### What needs to be done
Take the data below and extract the lines from the one with "Generate a component" to the one with "Chart.register(...registerables);", inclusive, exactly as written.

Dataset items
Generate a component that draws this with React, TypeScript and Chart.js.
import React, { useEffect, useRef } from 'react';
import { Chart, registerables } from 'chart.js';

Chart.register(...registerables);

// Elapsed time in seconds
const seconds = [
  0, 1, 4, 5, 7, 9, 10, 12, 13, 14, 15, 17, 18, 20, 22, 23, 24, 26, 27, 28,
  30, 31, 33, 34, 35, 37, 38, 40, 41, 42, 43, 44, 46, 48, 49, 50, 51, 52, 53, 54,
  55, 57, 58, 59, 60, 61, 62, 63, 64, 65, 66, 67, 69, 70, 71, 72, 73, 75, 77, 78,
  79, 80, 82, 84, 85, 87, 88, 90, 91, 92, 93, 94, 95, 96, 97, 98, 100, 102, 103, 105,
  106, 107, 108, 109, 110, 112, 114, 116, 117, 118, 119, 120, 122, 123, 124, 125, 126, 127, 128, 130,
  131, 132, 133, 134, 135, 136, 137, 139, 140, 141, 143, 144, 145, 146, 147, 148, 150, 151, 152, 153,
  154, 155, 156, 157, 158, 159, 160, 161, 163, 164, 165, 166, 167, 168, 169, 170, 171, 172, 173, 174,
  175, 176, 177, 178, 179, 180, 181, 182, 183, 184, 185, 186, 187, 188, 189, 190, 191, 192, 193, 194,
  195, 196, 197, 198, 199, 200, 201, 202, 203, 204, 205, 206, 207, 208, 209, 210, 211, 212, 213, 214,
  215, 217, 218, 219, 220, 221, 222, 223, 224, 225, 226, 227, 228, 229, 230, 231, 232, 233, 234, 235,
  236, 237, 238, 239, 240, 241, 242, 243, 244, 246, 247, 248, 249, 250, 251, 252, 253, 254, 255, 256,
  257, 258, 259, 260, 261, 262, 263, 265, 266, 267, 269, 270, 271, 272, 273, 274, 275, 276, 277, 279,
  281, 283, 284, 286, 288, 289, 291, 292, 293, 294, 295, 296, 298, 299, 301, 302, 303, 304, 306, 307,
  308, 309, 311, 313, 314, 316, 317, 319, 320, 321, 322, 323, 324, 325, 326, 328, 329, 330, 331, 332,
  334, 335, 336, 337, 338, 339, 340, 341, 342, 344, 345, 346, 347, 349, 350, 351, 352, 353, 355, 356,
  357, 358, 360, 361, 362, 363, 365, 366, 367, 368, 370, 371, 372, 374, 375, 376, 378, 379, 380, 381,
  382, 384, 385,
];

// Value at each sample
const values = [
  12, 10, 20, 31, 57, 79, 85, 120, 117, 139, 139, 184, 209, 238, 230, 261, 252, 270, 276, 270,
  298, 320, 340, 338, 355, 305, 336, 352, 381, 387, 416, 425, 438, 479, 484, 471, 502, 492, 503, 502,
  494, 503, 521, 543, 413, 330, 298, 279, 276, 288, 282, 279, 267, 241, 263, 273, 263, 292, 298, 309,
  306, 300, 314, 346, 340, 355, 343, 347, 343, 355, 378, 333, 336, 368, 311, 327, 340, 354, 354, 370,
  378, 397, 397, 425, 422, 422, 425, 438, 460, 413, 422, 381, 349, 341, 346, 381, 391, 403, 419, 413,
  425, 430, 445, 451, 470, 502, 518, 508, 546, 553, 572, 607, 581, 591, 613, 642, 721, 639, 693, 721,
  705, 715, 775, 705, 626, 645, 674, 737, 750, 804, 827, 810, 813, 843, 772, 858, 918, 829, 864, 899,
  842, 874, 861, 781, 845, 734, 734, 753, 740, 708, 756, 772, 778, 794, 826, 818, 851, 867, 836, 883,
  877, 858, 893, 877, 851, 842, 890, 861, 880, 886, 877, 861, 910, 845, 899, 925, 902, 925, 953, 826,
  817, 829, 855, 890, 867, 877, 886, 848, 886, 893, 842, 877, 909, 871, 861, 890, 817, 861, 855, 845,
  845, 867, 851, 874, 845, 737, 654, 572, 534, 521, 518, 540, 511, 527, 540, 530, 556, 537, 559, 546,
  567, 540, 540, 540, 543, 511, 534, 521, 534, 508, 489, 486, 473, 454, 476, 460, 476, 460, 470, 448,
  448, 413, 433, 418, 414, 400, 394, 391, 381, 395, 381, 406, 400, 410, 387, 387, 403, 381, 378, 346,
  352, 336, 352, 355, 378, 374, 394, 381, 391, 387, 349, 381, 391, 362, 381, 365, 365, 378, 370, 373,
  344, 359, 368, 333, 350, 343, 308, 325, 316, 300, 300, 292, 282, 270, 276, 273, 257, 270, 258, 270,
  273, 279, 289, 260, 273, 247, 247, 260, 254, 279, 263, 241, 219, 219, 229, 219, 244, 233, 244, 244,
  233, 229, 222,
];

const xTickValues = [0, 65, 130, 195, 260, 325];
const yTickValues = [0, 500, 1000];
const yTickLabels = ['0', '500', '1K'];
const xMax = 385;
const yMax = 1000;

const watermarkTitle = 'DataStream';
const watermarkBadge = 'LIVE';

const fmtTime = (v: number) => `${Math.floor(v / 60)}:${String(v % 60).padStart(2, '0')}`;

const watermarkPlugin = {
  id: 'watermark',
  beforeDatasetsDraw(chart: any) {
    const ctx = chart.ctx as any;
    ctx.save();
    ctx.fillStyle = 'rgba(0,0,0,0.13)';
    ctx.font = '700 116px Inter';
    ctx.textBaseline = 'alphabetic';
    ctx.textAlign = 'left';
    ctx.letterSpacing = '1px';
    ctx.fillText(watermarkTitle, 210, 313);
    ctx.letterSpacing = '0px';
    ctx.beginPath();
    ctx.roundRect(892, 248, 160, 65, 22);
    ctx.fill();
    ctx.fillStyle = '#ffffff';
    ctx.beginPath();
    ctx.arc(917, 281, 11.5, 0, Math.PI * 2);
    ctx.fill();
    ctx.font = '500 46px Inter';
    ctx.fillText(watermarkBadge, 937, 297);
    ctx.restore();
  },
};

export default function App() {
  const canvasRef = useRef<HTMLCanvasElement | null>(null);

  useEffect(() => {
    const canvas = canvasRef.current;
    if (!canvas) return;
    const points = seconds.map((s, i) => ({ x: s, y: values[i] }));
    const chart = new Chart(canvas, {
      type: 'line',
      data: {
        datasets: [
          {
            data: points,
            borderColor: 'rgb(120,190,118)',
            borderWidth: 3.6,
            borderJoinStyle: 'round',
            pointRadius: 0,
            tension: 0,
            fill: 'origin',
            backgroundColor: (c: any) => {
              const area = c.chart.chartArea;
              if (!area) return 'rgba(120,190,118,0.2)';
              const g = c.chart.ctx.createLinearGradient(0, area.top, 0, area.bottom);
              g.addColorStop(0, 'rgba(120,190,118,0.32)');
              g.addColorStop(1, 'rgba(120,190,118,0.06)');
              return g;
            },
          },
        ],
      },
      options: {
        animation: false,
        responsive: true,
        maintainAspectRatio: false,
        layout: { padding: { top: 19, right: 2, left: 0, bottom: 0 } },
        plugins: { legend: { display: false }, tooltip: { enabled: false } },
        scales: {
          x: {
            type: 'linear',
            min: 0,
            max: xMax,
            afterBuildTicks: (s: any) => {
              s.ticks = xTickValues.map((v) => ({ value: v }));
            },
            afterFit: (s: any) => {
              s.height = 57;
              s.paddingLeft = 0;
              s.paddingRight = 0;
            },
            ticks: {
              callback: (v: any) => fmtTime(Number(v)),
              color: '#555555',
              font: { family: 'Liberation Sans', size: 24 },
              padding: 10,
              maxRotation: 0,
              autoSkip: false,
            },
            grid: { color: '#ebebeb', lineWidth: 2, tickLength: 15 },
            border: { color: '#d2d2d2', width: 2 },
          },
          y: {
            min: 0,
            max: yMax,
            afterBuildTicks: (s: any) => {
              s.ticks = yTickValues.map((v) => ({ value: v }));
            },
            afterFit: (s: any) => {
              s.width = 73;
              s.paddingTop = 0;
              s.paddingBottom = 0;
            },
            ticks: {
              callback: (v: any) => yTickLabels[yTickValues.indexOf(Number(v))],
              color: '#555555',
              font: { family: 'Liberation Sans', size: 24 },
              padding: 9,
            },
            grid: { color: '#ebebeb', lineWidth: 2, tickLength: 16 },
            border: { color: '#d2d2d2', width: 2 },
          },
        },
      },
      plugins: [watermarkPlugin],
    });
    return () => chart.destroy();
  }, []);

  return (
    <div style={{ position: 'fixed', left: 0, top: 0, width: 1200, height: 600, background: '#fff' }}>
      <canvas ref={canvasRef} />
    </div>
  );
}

==

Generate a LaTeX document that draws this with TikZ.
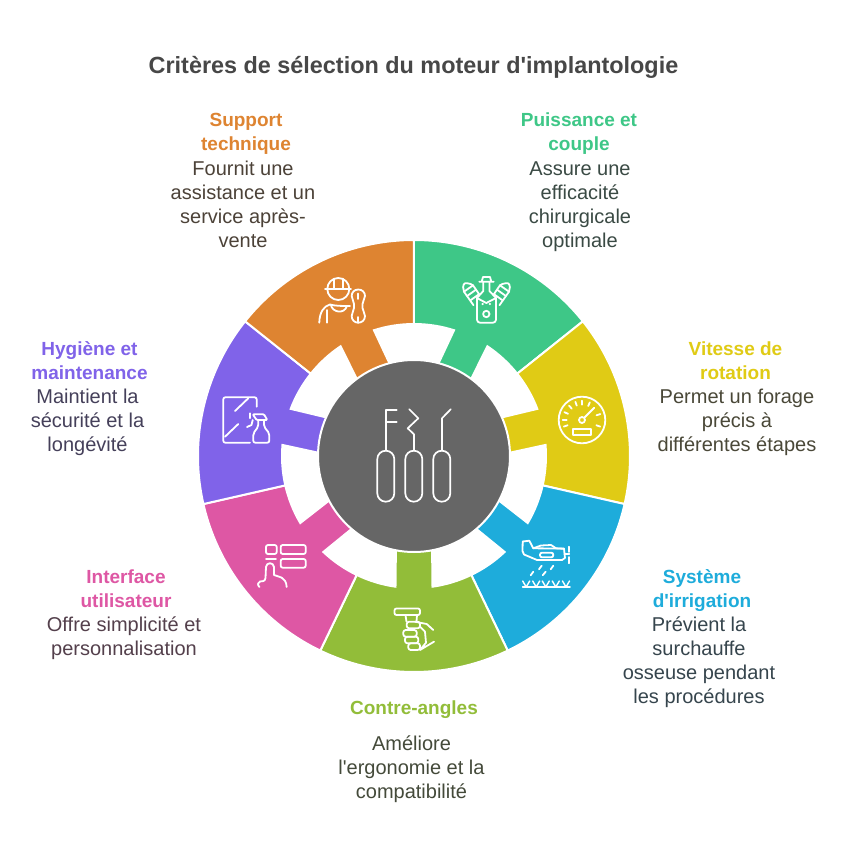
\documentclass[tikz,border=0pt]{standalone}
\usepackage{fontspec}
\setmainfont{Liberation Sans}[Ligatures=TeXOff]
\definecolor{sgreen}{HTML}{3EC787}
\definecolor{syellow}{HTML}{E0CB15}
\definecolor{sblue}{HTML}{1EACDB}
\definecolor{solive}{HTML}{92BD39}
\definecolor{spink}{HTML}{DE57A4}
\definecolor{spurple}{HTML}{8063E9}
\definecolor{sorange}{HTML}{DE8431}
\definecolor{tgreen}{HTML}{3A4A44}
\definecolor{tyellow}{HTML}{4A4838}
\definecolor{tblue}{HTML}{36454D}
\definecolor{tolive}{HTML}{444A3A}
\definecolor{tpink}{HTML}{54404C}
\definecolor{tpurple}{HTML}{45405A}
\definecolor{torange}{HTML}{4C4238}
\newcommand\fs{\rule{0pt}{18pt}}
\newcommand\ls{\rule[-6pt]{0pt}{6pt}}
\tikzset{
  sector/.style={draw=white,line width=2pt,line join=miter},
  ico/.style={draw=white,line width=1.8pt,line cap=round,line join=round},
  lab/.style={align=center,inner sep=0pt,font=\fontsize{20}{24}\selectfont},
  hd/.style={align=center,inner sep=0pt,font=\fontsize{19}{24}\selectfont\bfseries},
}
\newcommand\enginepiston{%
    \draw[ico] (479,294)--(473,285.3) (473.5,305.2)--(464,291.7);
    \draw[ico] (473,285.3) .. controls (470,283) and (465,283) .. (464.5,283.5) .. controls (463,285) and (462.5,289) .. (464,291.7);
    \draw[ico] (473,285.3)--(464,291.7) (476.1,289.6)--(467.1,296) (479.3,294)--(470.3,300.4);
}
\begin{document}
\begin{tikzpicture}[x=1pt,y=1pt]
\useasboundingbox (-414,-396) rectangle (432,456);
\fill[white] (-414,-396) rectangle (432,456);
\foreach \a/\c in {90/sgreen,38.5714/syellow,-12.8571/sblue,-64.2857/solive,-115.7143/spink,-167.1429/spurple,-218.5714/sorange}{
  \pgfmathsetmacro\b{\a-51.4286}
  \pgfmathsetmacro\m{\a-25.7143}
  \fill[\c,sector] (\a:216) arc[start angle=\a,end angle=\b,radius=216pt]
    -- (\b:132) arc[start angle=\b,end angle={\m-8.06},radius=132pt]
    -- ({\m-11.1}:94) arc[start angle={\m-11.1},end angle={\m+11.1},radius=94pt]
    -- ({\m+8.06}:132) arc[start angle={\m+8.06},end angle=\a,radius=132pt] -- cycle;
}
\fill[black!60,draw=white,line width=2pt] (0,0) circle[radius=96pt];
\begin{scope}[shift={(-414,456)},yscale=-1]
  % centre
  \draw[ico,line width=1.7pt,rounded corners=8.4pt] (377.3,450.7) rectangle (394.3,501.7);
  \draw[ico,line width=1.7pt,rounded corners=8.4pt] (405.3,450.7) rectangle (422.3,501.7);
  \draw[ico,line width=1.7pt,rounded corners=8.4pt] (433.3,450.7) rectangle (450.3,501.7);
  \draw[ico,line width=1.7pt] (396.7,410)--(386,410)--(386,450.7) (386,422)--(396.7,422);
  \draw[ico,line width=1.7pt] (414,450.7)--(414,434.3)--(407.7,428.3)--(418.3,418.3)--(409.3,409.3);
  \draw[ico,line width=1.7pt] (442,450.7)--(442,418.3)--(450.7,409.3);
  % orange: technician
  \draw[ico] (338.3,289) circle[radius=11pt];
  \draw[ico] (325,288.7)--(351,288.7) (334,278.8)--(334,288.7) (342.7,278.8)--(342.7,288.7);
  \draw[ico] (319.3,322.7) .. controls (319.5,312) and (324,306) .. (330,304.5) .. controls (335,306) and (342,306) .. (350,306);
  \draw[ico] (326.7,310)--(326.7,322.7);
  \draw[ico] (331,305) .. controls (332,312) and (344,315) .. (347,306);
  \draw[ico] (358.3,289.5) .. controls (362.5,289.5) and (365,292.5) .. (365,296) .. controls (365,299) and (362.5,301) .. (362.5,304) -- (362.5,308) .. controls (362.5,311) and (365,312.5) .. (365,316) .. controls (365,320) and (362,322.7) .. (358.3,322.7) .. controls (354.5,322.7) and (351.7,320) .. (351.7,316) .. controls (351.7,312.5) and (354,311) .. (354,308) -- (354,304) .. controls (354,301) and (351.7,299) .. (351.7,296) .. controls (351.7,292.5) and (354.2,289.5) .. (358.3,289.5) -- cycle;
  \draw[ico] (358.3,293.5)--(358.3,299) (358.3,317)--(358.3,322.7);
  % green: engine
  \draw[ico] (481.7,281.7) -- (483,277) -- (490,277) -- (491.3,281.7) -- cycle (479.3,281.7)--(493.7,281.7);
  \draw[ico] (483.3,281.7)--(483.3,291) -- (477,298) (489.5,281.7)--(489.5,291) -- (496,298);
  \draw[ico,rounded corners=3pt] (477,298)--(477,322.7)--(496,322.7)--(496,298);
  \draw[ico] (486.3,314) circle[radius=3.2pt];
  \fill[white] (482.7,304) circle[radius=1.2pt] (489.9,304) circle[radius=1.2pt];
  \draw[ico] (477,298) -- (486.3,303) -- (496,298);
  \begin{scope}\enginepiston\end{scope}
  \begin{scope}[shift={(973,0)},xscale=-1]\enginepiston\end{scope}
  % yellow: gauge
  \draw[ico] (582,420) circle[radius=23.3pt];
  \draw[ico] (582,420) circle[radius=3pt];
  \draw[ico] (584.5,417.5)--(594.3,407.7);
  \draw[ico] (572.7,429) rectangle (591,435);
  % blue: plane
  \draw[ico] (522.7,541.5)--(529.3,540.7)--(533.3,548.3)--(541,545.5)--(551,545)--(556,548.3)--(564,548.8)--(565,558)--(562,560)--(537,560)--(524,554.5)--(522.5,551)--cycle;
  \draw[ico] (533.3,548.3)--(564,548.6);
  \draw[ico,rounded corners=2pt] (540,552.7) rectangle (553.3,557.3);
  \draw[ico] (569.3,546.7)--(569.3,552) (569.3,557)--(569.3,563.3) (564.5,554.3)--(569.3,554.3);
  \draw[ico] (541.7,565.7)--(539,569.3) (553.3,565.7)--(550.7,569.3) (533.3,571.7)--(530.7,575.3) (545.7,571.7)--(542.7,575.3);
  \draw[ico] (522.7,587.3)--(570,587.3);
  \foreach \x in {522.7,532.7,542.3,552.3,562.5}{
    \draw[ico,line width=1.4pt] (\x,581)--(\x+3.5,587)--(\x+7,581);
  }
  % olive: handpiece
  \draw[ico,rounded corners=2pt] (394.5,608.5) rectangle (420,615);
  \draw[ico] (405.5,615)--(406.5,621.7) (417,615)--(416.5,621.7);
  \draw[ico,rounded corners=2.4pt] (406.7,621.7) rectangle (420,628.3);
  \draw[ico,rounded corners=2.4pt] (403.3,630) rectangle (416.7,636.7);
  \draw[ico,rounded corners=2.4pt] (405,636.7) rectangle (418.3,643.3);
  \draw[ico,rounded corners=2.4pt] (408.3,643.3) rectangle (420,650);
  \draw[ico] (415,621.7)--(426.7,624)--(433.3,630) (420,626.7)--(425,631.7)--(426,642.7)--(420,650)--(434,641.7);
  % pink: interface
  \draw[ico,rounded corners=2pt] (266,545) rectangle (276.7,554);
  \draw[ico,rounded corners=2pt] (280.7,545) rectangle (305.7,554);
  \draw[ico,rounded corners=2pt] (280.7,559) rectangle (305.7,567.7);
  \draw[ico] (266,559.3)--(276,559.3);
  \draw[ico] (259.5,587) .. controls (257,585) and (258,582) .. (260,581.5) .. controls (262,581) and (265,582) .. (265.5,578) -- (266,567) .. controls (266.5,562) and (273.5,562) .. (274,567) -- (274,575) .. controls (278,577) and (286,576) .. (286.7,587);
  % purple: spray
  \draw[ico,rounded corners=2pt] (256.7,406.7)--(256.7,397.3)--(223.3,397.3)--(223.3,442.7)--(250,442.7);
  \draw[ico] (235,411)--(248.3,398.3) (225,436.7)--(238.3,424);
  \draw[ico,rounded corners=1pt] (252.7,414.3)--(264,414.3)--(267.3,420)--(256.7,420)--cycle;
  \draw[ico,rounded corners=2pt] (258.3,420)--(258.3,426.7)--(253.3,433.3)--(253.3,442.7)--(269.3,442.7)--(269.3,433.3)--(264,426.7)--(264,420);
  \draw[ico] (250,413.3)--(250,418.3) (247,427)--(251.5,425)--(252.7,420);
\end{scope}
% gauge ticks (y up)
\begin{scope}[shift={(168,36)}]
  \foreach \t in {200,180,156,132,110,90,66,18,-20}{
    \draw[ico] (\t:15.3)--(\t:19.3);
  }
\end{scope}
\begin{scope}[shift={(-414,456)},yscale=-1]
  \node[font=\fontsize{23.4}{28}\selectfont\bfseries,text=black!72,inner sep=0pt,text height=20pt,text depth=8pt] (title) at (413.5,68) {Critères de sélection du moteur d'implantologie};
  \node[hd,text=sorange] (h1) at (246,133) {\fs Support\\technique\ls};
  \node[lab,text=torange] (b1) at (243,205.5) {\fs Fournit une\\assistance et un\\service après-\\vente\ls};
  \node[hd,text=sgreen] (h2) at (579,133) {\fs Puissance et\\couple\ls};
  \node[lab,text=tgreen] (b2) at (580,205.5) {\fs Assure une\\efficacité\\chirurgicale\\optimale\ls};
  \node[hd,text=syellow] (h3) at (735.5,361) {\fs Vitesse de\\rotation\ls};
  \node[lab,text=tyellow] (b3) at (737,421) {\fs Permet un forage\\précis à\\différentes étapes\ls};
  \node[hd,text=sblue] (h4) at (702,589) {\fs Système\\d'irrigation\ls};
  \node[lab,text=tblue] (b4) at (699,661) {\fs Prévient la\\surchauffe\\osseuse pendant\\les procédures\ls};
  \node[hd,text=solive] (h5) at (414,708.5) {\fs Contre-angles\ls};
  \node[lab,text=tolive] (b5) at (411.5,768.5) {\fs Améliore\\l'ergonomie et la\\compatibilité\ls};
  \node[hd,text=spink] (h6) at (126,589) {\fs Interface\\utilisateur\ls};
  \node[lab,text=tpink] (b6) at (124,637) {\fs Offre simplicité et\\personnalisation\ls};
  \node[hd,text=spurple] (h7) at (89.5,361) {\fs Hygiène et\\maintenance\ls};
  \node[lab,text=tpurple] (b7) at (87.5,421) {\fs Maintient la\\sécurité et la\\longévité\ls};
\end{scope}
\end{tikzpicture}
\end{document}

### Correct result
Generate a component that draws this with React, TypeScript and Chart.js.
import React, { useEffect, useRef } from 'react';
import { Chart, registerables } from 'chart.js';

Chart.register(...registerables);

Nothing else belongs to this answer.